Admirable a muchos respectos es la entrega por el Teatro Municipal de este demandante título, tras 32 años de ausencia y con dos elencos. Esta coproducción con Ópera de Colombia sugiere una bienvenida colaboración con otras casas del continente.
Bajo la dirección de Pedro-Pablo Prudencio, la Filarmónica de Santiago —reforzada para aproximarse a los 114 instrumentos previstos por la orquestación straussiana— resuelve con éxito las exigencias de coordinación, transparencia, volumen y dinámicas cambiantes que impone la partitura, contrastando su dulzura y melancolía con la suntuosidad, brillo y poderío orquestal que caracterizan a este compositor.
El régisseur Alejandro Chacón acierta en no intentar ninguna arbitraria transposición de época ni interpretaciones personales que improbablemente superarían la magistral textura teatral-musical de Hofmannsthal y Strauss.

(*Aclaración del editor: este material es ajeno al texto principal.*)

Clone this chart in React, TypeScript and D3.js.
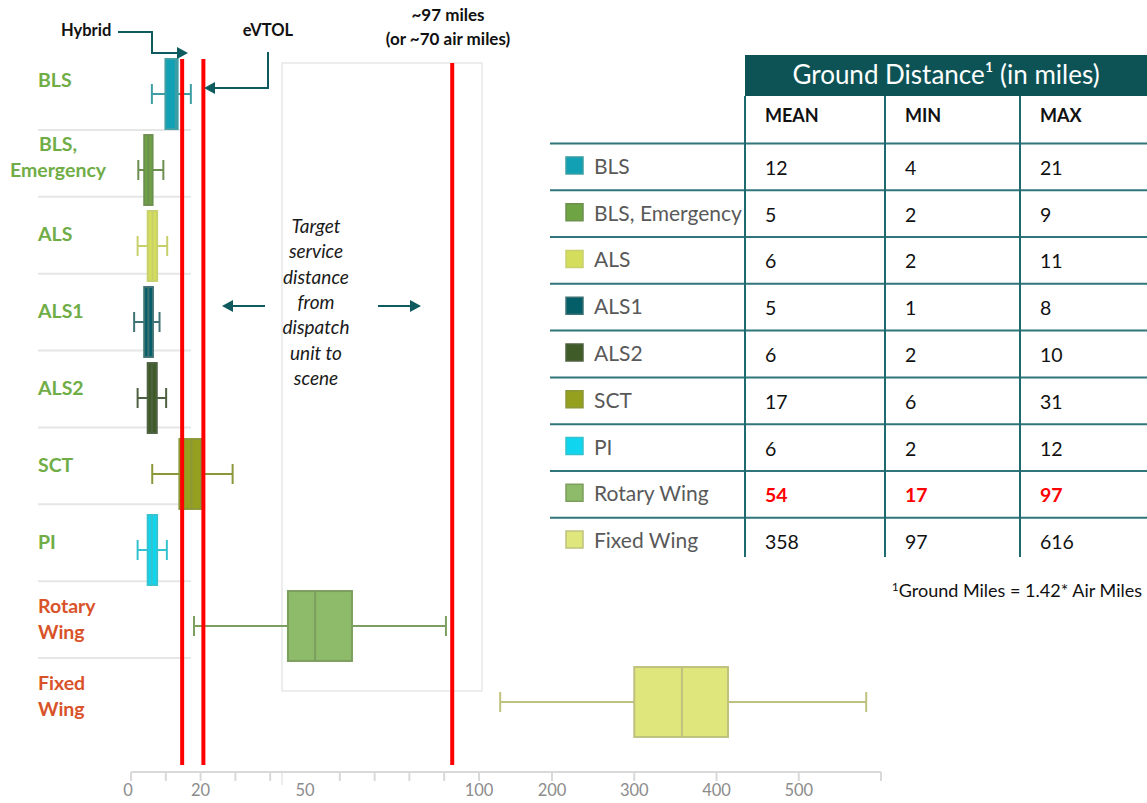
import * as d3 from "d3";

// categories, box stats (in ground miles)
const categories = ["BLS", "BLS, Emergency", "ALS", "ALS1", "ALS2", "SCT", "PI", "Rotary Wing", "Fixed Wing"];
const labelLines = [["BLS"], ["BLS,", "Emergency"], ["ALS"], ["ALS1"], ["ALS2"], ["SCT"], ["PI"], ["Rotary", "Wing"], ["Fixed", "Wing"]];
const boxMin = [6, 2.1, 1.9, 0.9, 1.9, 6.1, 1.9, 18.1, 129];
const boxQ1 = [9.9, 3.8, 4.8, 3.8, 4.8, 13.9, 4.8, 45.1, 300];
const boxMedian = [12.9, 5, 6.2, 5, 6, 17.4, 6, 52.9, 358];
const boxQ3 = [13.4, 6.2, 7.5, 6.3, 7.4, 20.1, 7.5, 63.5, 414];
const boxMax = [17.2, 9.3, 10.4, 8.2, 10.1, 29.2, 10.3, 90.5, 582];

// table values
const tableMean = [12, 5, 6, 5, 6, 17, 6, 54, 358];
const tableMin = [4, 2, 2, 1, 2, 6, 2, 17, 97];
const tableMax = [21, 9, 11, 8, 10, 31, 12, 97, 616];
const highlightRow = "Rotary Wing";
const tableColumns = ["MEAN", "MIN", "MAX"];

// reference lines: hybrid, eVTOL, ~97 miles
const refLines = [14.7, 20.8, 92.3];

// axis
const tickValues = [0, 10, 20, 30, 40, 60, 70, 80, 90, 100, 200, 300, 400, 500, 600];
const tickLabels = [0, 20, 50, 100, 200, 300, 400, 500];

const fills = ["#12A0B4", "#6FA445", "#D4DE5C", "#045E68", "#3F5C28", "#95A01E", "#0FD6EE", "#8DBB69", "#DFE67B"];
const strokes = ["#3D9EA4", "#6D8F50", "#C8D06C", "#3E7274", "#4E6140", "#8C973A", "#35C2CF", "#7C9E5E", "#BFC27E"];
const labelColors = ["#70AD47", "#70AD47", "#70AD47", "#70AD47", "#70AD47", "#70AD47", "#70AD47", "#D9532A", "#D9532A"];

const TEAL = "#0E5A5E";
const FONT = "Lato, 'Open Sans', sans-serif";

export default function App() {
  const x = d3.scaleLinear().domain([0, 100, 200, 600]).range([131, 479, 552, 881]);
  const yBox = d3.scaleBand().domain(categories).range([56, 740]).paddingInner(0.08).paddingOuter(0.04);
  const yLabel = d3.scaleBand().domain(categories).range([43, 735]);
  const yRow = d3.scaleBand().domain(categories).range([143.6, 564.4]);
  const colX = [745, 885, 1020];
  const capH = 10;

  return (
    <svg width={1147} height={803} style={{ position: "absolute", left: 0, top: 0, background: "#fff" }} fontFamily={FONT}>
      {/* category labels + separators */}
      {categories.map((c, i) => {
        const cy = yLabel(c)! + yLabel.bandwidth() / 2;
        const centered = i === 1;
        const n = labelLines[i].length;
        return (
          <g key={c}>
            {labelLines[i].map((t, j) => (
              <text key={t} x={centered ? 58 : 38} y={cy + (j - (n - 1) / 2) * 26 + 6}
                textAnchor={centered ? "middle" : "start"} fontSize={19.5} fontWeight={700} fill={labelColors[i]}>{t}</text>
            ))}
            {i > 0 && <line x1={38} x2={191} y1={yLabel(c)! + (i === 1 ? 10 : 0)} y2={yLabel(c)! + (i === 1 ? 10 : 0)} stroke="#E6E6E6" strokeWidth={2} />}
          </g>
        );
      })}

      {/* target service distance frame */}
      <rect x={282} y={63} width={200} height={628} fill="none" stroke="#DCDCDC" strokeWidth={1} />
      {["Target", "service", "distance", "from", "dispatch", "unit to", "scene"].map((t, i) => (
        <text key={t} x={316} y={233 + i * 25.3} textAnchor="middle" fontSize={19} fontStyle="italic" fill="#1A1A1A">{t}</text>
      ))}
      <line x1={265} x2={230} y1={306} y2={306} stroke={TEAL} strokeWidth={2} />
      <path d="M222,306 L233,300 L233,312 Z" fill={TEAL} />
      <line x1={378} x2={412} y1={306} y2={306} stroke={TEAL} strokeWidth={2} />
      <path d="M421,306 L410,300 L410,312 Z" fill={TEAL} />

      {/* box plots */}
      {categories.map((c, i) => {
        const y0 = yBox(c)!;
        const h = yBox.bandwidth();
        const cy = y0 + h / 2;
        return (
          <g key={c}>
            <line x1={x(boxMin[i])} x2={x(boxQ1[i])} y1={cy} y2={cy} stroke={strokes[i]} strokeWidth={2} />
            <line x1={x(boxQ3[i])} x2={x(boxMax[i])} y1={cy} y2={cy} stroke={strokes[i]} strokeWidth={2} />
            <line x1={x(boxMin[i])} x2={x(boxMin[i])} y1={cy - capH} y2={cy + capH} stroke={strokes[i]} strokeWidth={2} />
            <line x1={x(boxMax[i])} x2={x(boxMax[i])} y1={cy - capH} y2={cy + capH} stroke={strokes[i]} strokeWidth={2} />
            <rect x={x(boxQ1[i])} y={y0} width={x(boxQ3[i]) - x(boxQ1[i])} height={h}
              fill={fills[i]} stroke={strokes[i]} strokeWidth={2} />
            <line x1={x(boxMedian[i])} x2={x(boxMedian[i])} y1={y0} y2={y0 + h} stroke={strokes[i]} strokeWidth={2} />
          </g>
        );
      })}

      {/* red reference lines */}
      {refLines.map((v, i) => (
        <line key={i} x1={x(v)} x2={x(v)} y1={i === 2 ? 63 : 59} y2={765} stroke="#FF0000" strokeWidth={4} />
      ))}

      {/* annotations */}
      <text x={61} y={36} fontSize={16.5} fontWeight={700} fill="#111">Hybrid</text>
      <path d="M118,32 H152 V53 H178" fill="none" stroke={TEAL} strokeWidth={2} />
      <path d="M188,53 L177,47 L177,59 Z" fill={TEAL} />
      <text x={268} y={36} textAnchor="middle" fontSize={16.5} fontWeight={700} fill="#111">eVTOL</text>
      <path d="M268,52 V88 H214" fill="none" stroke={TEAL} strokeWidth={2} />
      <path d="M204,88 L215,82 L215,94 Z" fill={TEAL} />
      <text x={448} y={21} textAnchor="middle" fontSize={17} fontWeight={700} fill="#111">~97 miles</text>
      <text x={448} y={45} textAnchor="middle" fontSize={17} fontWeight={700} fill="#111">(or ~70 air miles)</text>

      {/* x axis */}
      <line x1={x(0)} x2={x(600)} y1={772} y2={772} stroke="#D9D9D9" strokeWidth={2} />
      {tickValues.map((t) => (
        <line key={t} x1={x(t)} x2={x(t)} y1={772} y2={781} stroke="#D9D9D9" strokeWidth={2} />
      ))}
      <line x1={282} x2={282} y1={772} y2={785} stroke="#D9D9D9" strokeWidth={1} />
      {tickLabels.map((t) => (
        <text key={t} x={t === 0 ? x(t) - 3 : x(t)} y={796} textAnchor="middle" fontSize={16.5} fill="#8C8C8C">{t}</text>
      ))}

      {/* table */}
      <rect x={745} y={55} width={402} height={41} fill="#0D5356" />
      <text x={946} y={84} textAnchor="middle" fontSize={26} fill="#fff">Ground Distance¹ (in miles)</text>
      {tableColumns.map((c, j) => (
        <text key={c} x={colX[j] + 20} y={122} fontSize={18} fontWeight={700} fill="#111">{c}</text>
      ))}
      {categories.map((c) => (
        <line key={c} x1={550} x2={1147} y1={yRow(c)!} y2={yRow(c)!} stroke="#2F7579" strokeWidth={2} />
      ))}
      {colX.map((cx) => (
        <line key={cx} x1={cx} x2={cx} y1={96} y2={557} stroke="#1F6A6E" strokeWidth={2} />
      ))}
      {categories.map((c, i) => {
        const cy = yRow(c)! + yRow.bandwidth() / 2;
        const hl = c === highlightRow;
        const vals = [tableMean[i], tableMin[i], tableMax[i]];
        return (
          <g key={c}>
            <rect x={566} y={cy - 10} width={17} height={17} fill={fills[i]} stroke={strokes[i]} strokeWidth={1.5} />
            <text x={594} y={cy + 7} fontSize={21} fill="#595959">{c}</text>
            {vals.map((v, j) => (
              <text key={j} x={colX[j] + 20} y={cy + 8} fontSize={19.5} fontWeight={hl ? 700 : 400}
                fill={hl ? "#FF0000" : "#111"}>{v}</text>
            ))}
          </g>
        );
      })}
      <text x={1142} y={597} textAnchor="end" fontSize={18} fill="#111">
        <tspan fontSize={12} dy={-6}>1</tspan>
        <tspan dy={6}>Ground Miles = 1.42* Air Miles</tspan>
      </text>
    </svg>
  );
}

Hay una preocupación loable por respetar el libreto y las minuciosas indicaciones teatrales de los coautores, de las que existe abundantísima documentación de fuente directa. Así, por ejemplo, las introducciones a los actos I y III son ejecutadas a telón cerrado, como ellos lo previeron, sin añadir ocurrencias de su cosecha. Suele hacer reír al público, como lo quería explícitamente el compositor.

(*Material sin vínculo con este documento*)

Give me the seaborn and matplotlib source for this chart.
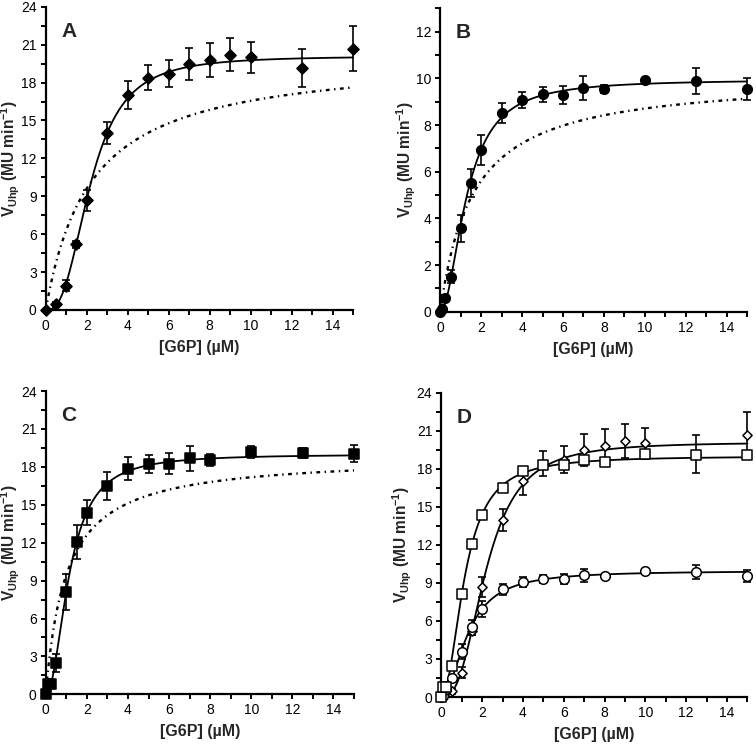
import numpy as np
import pandas as pd
import matplotlib
matplotlib.use("Agg")
import matplotlib.pyplot as plt
from matplotlib.ticker import MultipleLocator
import seaborn as sns

sns.set_theme(style="ticks")
plt.rcParams['font.family'] = ['Liberation Sans', 'DejaVu Sans']
plt.rcParams['mathtext.fontset'] = 'custom'
plt.rcParams['mathtext.rm'] = 'Liberation Sans'
plt.rcParams['mathtext.bf'] = 'Liberation Sans:bold'

# ---- data ----
# panel A (diamonds)
conc_a = [0, 0.5, 1, 1.5, 2, 3, 4, 5, 6, 7, 8, 9, 10, 12.5, 15]
rate_a = [0, 0.47, 1.93, 5.2, 8.68, 13.98, 17.0, 18.4, 18.7, 19.5, 19.8, 20.2, 20.0, 19.18, 20.66]
err_a = [0, 0.2, 0.43, 0.29, 0.81, 0.87, 1.1, 1.0, 1.07, 1.27, 1.34, 1.32, 1.25, 1.5, 1.78]

# panel B (circles)
conc_b = [0, 0.1, 0.25, 0.5, 1, 1.5, 2, 3, 4, 5, 6, 7, 8, 10, 12.5, 15]
rate_b = [0, 0.1, 0.6, 1.5, 3.57, 5.5, 6.93, 8.5, 9.07, 9.31, 9.29, 9.6, 9.53, 9.93, 9.89, 9.53]
err_b = [0, 0, 0.1, 0.27, 0.58, 0.6, 0.63, 0.43, 0.36, 0.31, 0.39, 0.52, 0.17, 0.1, 0.55, 0.47]

# panel C (squares)
conc_c = [0, 0.1, 0.25, 0.5, 1, 1.5, 2, 3, 4, 5, 6, 7, 8, 10, 12.5, 15]
rate_c = [0, 0.8, 0.8, 2.48, 8.1, 12.06, 14.38, 16.46, 17.86, 18.26, 18.26, 18.7, 18.52, 19.18, 19.1, 19.05]
err_c = [0, 0, 0.1, 0.72, 1.4, 1.32, 1.0, 1.1, 0.9, 0.71, 0.86, 0.99, 0.46, 0.5, 0.4, 0.68]

# fitted curves: [Vmax, K, Hill n]
hill_a = [20.1, 2.2, 2.7]
hill_b = [9.95, 1.3, 1.95]
hill_c = [19.0, 1.15, 2.07]
# hyperbolic (n = 1) comparison curves
mm_a = [20.2, 2.2, 1.0]
mm_b = [10.1, 1.6, 1.0]
mm_c = [18.9, 1.0, 1.0]

xgrid = np.linspace(0, 15, 400)


def hill(p):
    vmax, k, n = p
    r = (xgrid / k) ** n
    return vmax * r / (1 + r)


DOTTED = (0, (1.6, 1.9, 0.6, 1.9))
YLABEL = r'$\mathbf{V}_{\mathbf{Uhp}}$ (MU min$^{\mathbf{-1}}$)'


def style_axis(ax, ymax, ystep, letter, ylab_x):
    ax.set_xlim(0, 15)
    ax.set_ylim(0, ymax)
    ax.xaxis.set_major_locator(MultipleLocator(2))
    ax.xaxis.set_minor_locator(MultipleLocator(1))
    ax.yaxis.set_major_locator(MultipleLocator(ystep))
    ax.yaxis.set_minor_locator(MultipleLocator(ystep / 2))
    ax.tick_params(which='both', direction='out', length=3.5, width=1.4,
                   labelsize=10, color='black', labelcolor='black', pad=3)
    for s in ['left', 'bottom']:
        ax.spines[s].set_linewidth(1.6)
        ax.spines[s].set_color('black')
    sns.despine(ax=ax)
    ax.set_xlabel('[G6P] (µM)', fontsize=11.5, fontweight='bold', labelpad=5)
    ax.set_ylabel(YLABEL, fontsize=11.2, fontweight='bold')
    # anchor is the right edge of the rotated label
    ax.yaxis.set_label_coords(ylab_x, 0.5)
    ax.text(0.05, 0.92, letter, transform=ax.transAxes, fontsize=15,
            fontweight='bold', ha='left', va='center')
    ax.set_facecolor('white')


def panel(ax, conc, rate, err, fit, mm, marker, size, face, errs=True, dotted=True):
    ax.plot(xgrid, hill(fit), color='black', lw=1.3, zorder=2, clip_on=False)
    if dotted:
        ax.plot(xgrid, hill(mm), color='black', lw=1.7, ls=DOTTED, zorder=2)
    if errs:
        eb = ax.errorbar(conc, rate, yerr=err, fmt='none', ecolor='black',
                         elinewidth=1.2, capsize=3.2, capthick=1.2, zorder=3)
        for art in eb.get_children():
            art.set_clip_on(False)
    df = pd.DataFrame({'x': conc, 'y': rate})
    sns.scatterplot(data=df, x='x', y='y', ax=ax, marker=marker, s=size,
                    color=face, edgecolor='black', linewidth=1.1, zorder=4,
                    legend=False, clip_on=False)


fig = plt.figure(figsize=(7.56, 7.45), dpi=100)
fig.patch.set_facecolor('white')
axA = fig.add_axes([0.0605, 0.5839, 0.4065, 0.4070])
axB = fig.add_axes([0.5824, 0.5816, 0.4057, 0.4072])
axC = fig.add_axes([0.0605, 0.0680, 0.4078, 0.4071])
axD = fig.add_axes([0.5838, 0.0644, 0.4048, 0.4085])

panel(axA, conc_a, rate_a, err_a, hill_a, mm_a, 'D', 32, 'black')
style_axis(axA, 24, 3, 'A', -0.077)

panel(axB, conc_b, rate_b, err_b, hill_b, mm_b, 'o', 48, 'black')
style_axis(axB, 13, 2, 'B', -0.073)
axB.yaxis.set_major_locator(MultipleLocator(2))

panel(axC, conc_c, rate_c, err_c, hill_c, mm_c, 's', 48, 'black')
style_axis(axC, 24, 3, 'C', -0.077)

panel(axD, conc_a, rate_a, err_a, hill_a, mm_a, 'D', 22, 'white', dotted=False)
panel(axD, conc_b, rate_b, err_b, hill_b, mm_b, 'o', 48, 'white', dotted=False)
panel(axD, conc_c, rate_c, err_c, hill_c, mm_c, 's', 50, 'white', errs=False, dotted=False)
style_axis(axD, 24, 3, 'D', -0.09)

fig.savefig('out.png', dpi=100, facecolor='white')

La escenografía de Sergio Loro es modesta —las limitaciones presupuestarias son inocultables—, pero funcional. La habitación de la Mariscala, alusiva a un paisaje otoñal, y el palacio de Faninal, cuyo decorado evoca una selva caribeña, si bien sin mayor valor estético, son ingeniosos y tienen un sentido, como se explica en el programa de sala. La iluminación de Ricardo Castro y el vestuario de Adán Martínez (diseñador uruguayo radicado en Bogotá, donde falleció el año pasado), compensan en parte el insuficiente esplendor y boato que deberían rodear a la Mariscala y a Faninal.
El solo hecho de desplegar un segundo elenco como este para Rosenkavalier es de suyo notable: de la treintena de personajes de esta compleja comedia para música, solo dos son extranjeros, y el resultado es altamente encomiable. Muy pocos teatros latinoamericanos pueden lograr hoy otro tanto. Además del alto desempeño vocal de los cantantes, destaca la soltura con que asumen sus complejos roles —casi todos por primera vez—, volcándose por completo a la acción, aunque les habría sido excusable que estuviesen más pendientes de la batuta del director que de su momento teatral en escena.

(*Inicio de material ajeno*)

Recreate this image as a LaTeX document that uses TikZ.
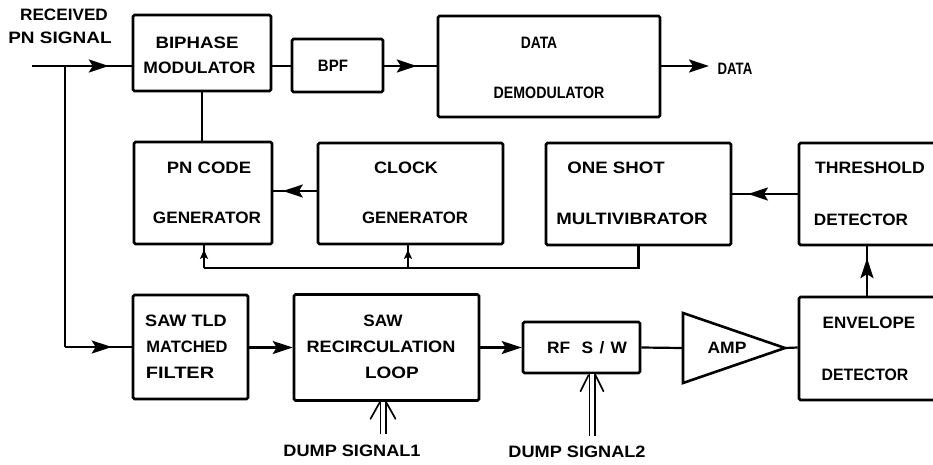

Evelyn Ramírez muestra una vez más una gran capacidad y versatilidad para encarnar con éxito nuevos roles, aunque sean muy difíciles, como lo es el de Octavian. Paulina González, moviéndose con naturalidad a la altura vocal de la Mariscala, logra un justo equilibrio entre melancolía y comedia. Su final del primer acto es balanceado, sin incurrir en sollozos que restarían impacto a sus reflexiones precedentes sobre la levedad en dar y en dejar. En uno de los estrenos europeos de su obra, Strauss mismo hizo recordar a la cantante que se trata de una comedia, no una tragedia. El bajo barítono alemán Johannes Stermann es un Ochs de imponente figura, con controlada caracterización del rol: un noble de provincia, burdo, tosco, fanfarrón, pero nunca un patán grosero; olvidarlo —como suele ocurrir— puede cambiar el efecto completo de la obra, haciendo descarrilar la comedia en farsa. De bello timbre y delicados piani, Catalina Bertucci encarna a una Sophie tierna y juvenil. Bien logrado el Faninal de Javier Weibel. Vocal y actoralmente muy interesante el cantante italiano del coreano David Junghoon Kim, personaje que admite una aproximación paródica, lo que explicaría su extravagantísima vestimenta. Parejamente sólido es el desempeño del resto del conjunto de solistas y del coro.
En suma, un segundo gran resultado en lo que va de la temporada lírica 2019, y no es excesivo ni chauvinista estimar que esta versión estelar marca un hito en el desarrollo de la ópera nacional.